## What is asked
Reproduce the listing below exactly, beginning with its first line and ending with the line that holds "(ceo) at (646,70.5)"; pictures are not part of the copy.

## Dataset records
— Start —
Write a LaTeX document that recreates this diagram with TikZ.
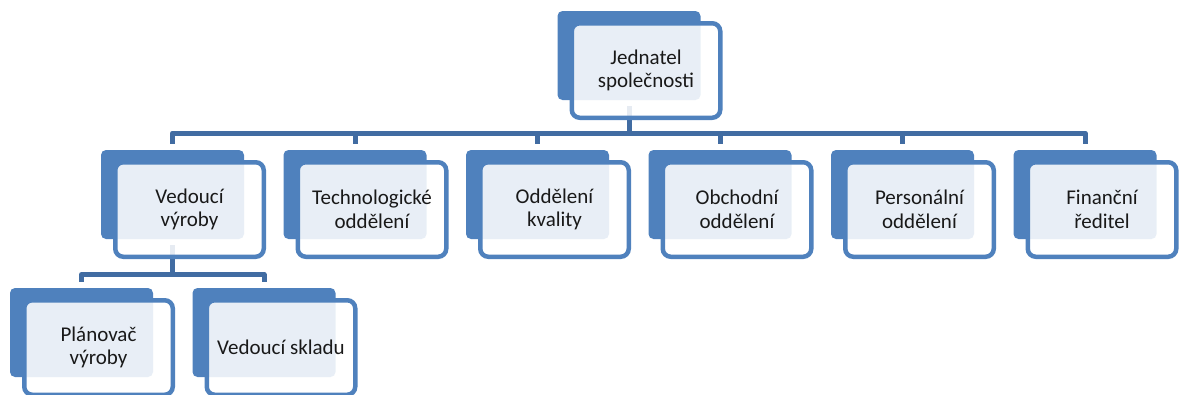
\documentclass[tikz,border=0pt]{standalone}
\usepackage{fontspec}
\setmainfont{Carlito}
\usetikzlibrary{calc, backgrounds}
\definecolor{orgblue}{RGB}{79, 129, 189}
\definecolor{orglink}{RGB}{65, 108, 162}
\definecolor{orgtext}{RGB}{25, 25, 25}

\begin{document}
\begin{tikzpicture}[x=1pt, y=-1pt,
  backbox/.style={draw=none, fill=orgblue, rounded corners=5pt, minimum width=143pt, minimum height=89pt, inner sep=0pt},
  frontbox/.style={draw=orgblue, line width=4.5pt, fill=white, fill opacity=0.87, text opacity=1, text=orgtext,
    rounded corners=8pt, minimum width=148.5pt, minimum height=94.5pt, inner sep=0pt, align=center,
    font=\fontsize{21}{23.5}\selectfont},
  link/.style={draw=orglink, line width=5pt, line join=round, shorten <=6pt, shorten >=6pt}]
\useasboundingbox (0,0) rectangle (1179,394);
\clip (0,0) rectangle (1179,394);

% Top - company head
\node[backbox] (ceo-b) at (629,55.5) {};
\node[frontbox] (ceo) at (646,70.5) {Jednatel\\společnosti};

% Middle row - departments
\foreach \name/\txt [count=\i from 0] in {vyr/{Vedoucí\\výroby}, tech/{Technologické\\oddělení},
    kval/{Oddělení\\kvality}, obch/{Obchodní\\oddělení}, pers/{Personální\\oddělení}, fin/{Finanční\\ředitel}} {
    \node[backbox] (\name-b) at (172.5+182.5*\i,194.5) {};
    \node[frontbox] (\name) at (189.5+182.5*\i,209.5) {\txt};
}

% Bottom row - under production
\node[backbox] (plan-b) at (81.5,332.5) {};
\node[frontbox] (plan) at (98.5,347.5) {Plánovač\\výroby};
\node[backbox] (sklad-b) at (264,332.5) {};
\node[frontbox] (sklad) at (281,347.5) {Vedoucí skladu};

% Connectors behind the boxes
\begin{scope}[on background layer]
\coordinate (bus1) at (0,133);
\foreach \name in {vyr,tech,kval,obch,pers,fin}
    \draw[link] (ceo-b.south) -- (ceo-b.south |- bus1) -| (\name-b.north);
\coordinate (bus2) at (0,274.5);
\foreach \name in {plan,sklad}
    \draw[link] (vyr-b.south) -- (vyr-b.south |- bus2) -| (\name-b.north);
\end{scope}
\end{tikzpicture}
\end{document}
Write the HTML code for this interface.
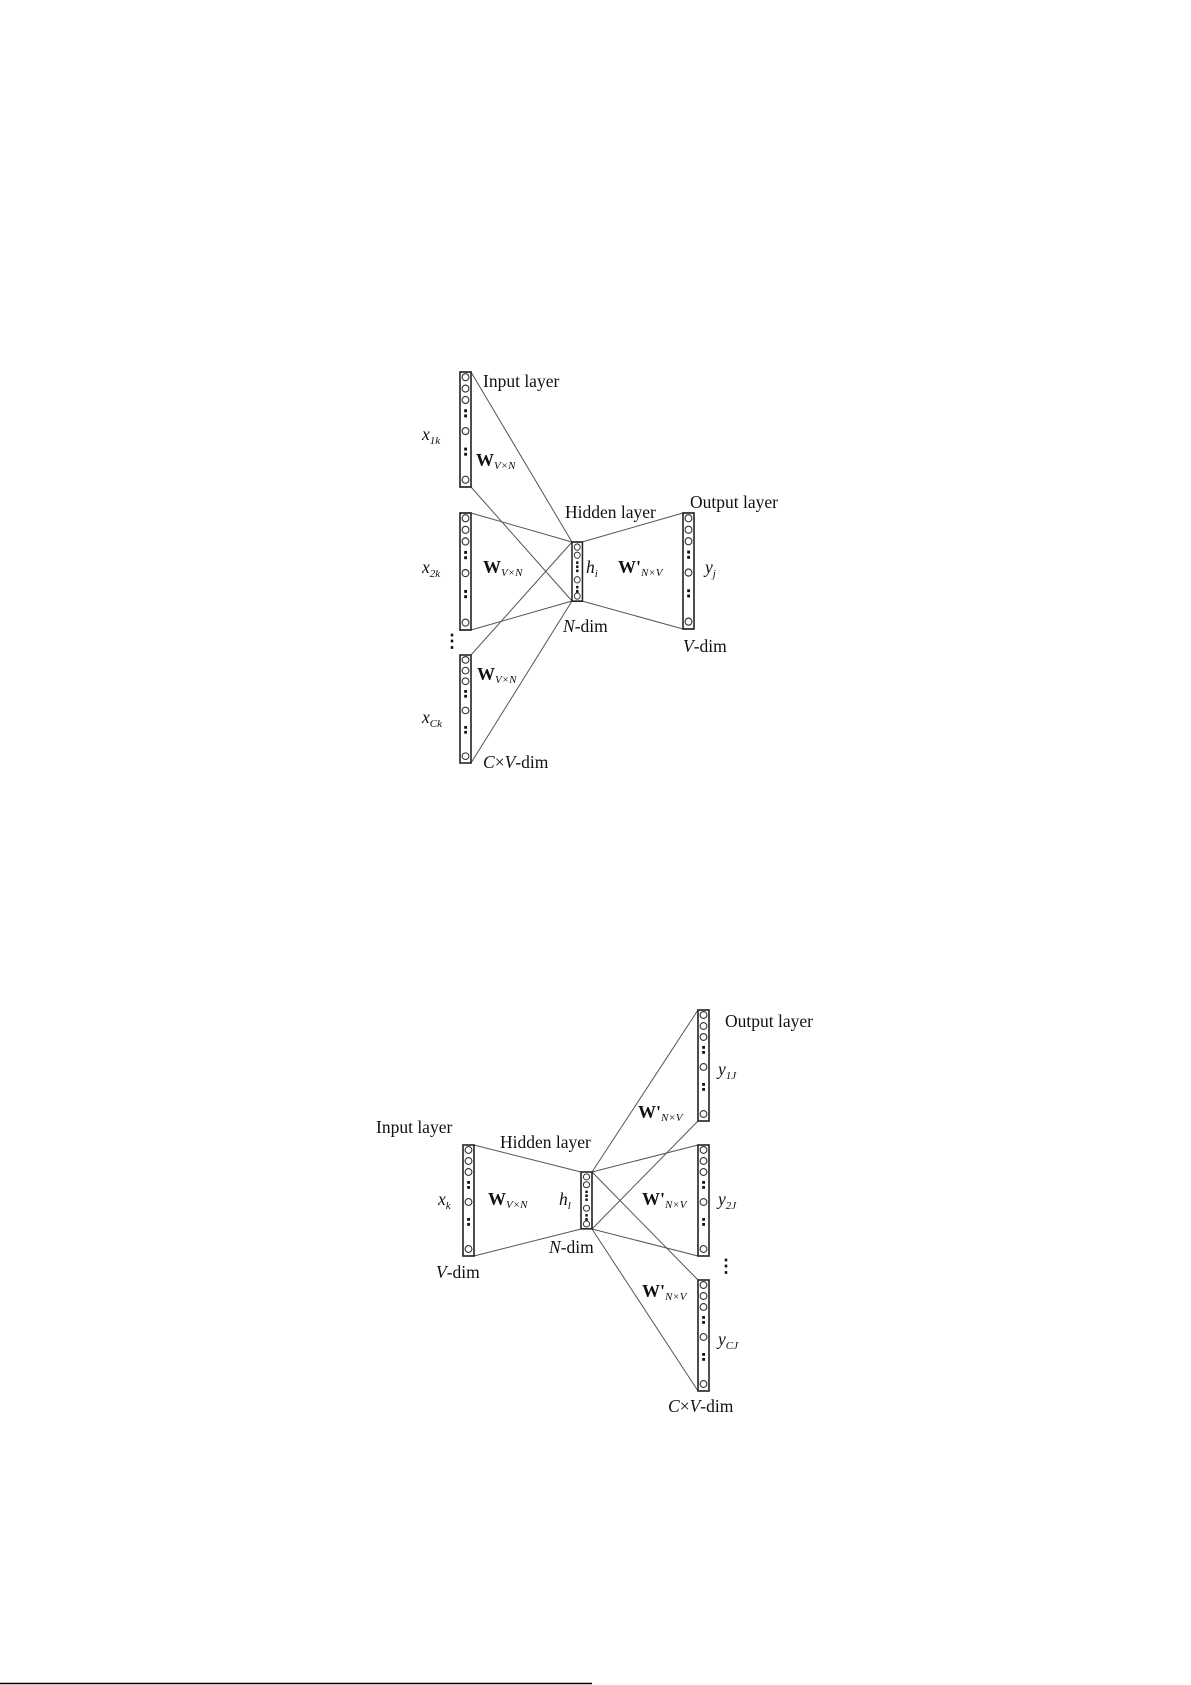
— End —
## Finished task
Write a LaTeX document that recreates this diagram with TikZ.
\documentclass[tikz,border=0pt]{standalone}
\usepackage{fontspec}
\setmainfont{Carlito}
\usetikzlibrary{calc, backgrounds}
\definecolor{orgblue}{RGB}{79, 129, 189}
\definecolor{orglink}{RGB}{65, 108, 162}
\definecolor{orgtext}{RGB}{25, 25, 25}

\begin{document}
\begin{tikzpicture}[x=1pt, y=-1pt,
  backbox/.style={draw=none, fill=orgblue, rounded corners=5pt, minimum width=143pt, minimum height=89pt, inner sep=0pt},
  frontbox/.style={draw=orgblue, line width=4.5pt, fill=white, fill opacity=0.87, text opacity=1, text=orgtext,
    rounded corners=8pt, minimum width=148.5pt, minimum height=94.5pt, inner sep=0pt, align=center,
    font=\fontsize{21}{23.5}\selectfont},
  link/.style={draw=orglink, line width=5pt, line join=round, shorten <=6pt, shorten >=6pt}]
\useasboundingbox (0,0) rectangle (1179,394);
\clip (0,0) rectangle (1179,394);

% Top - company head
\node[backbox] (ceo-b) at (629,55.5) {};
\node[frontbox] (ceo) at (646,70.5) {Jednatel\\společnosti};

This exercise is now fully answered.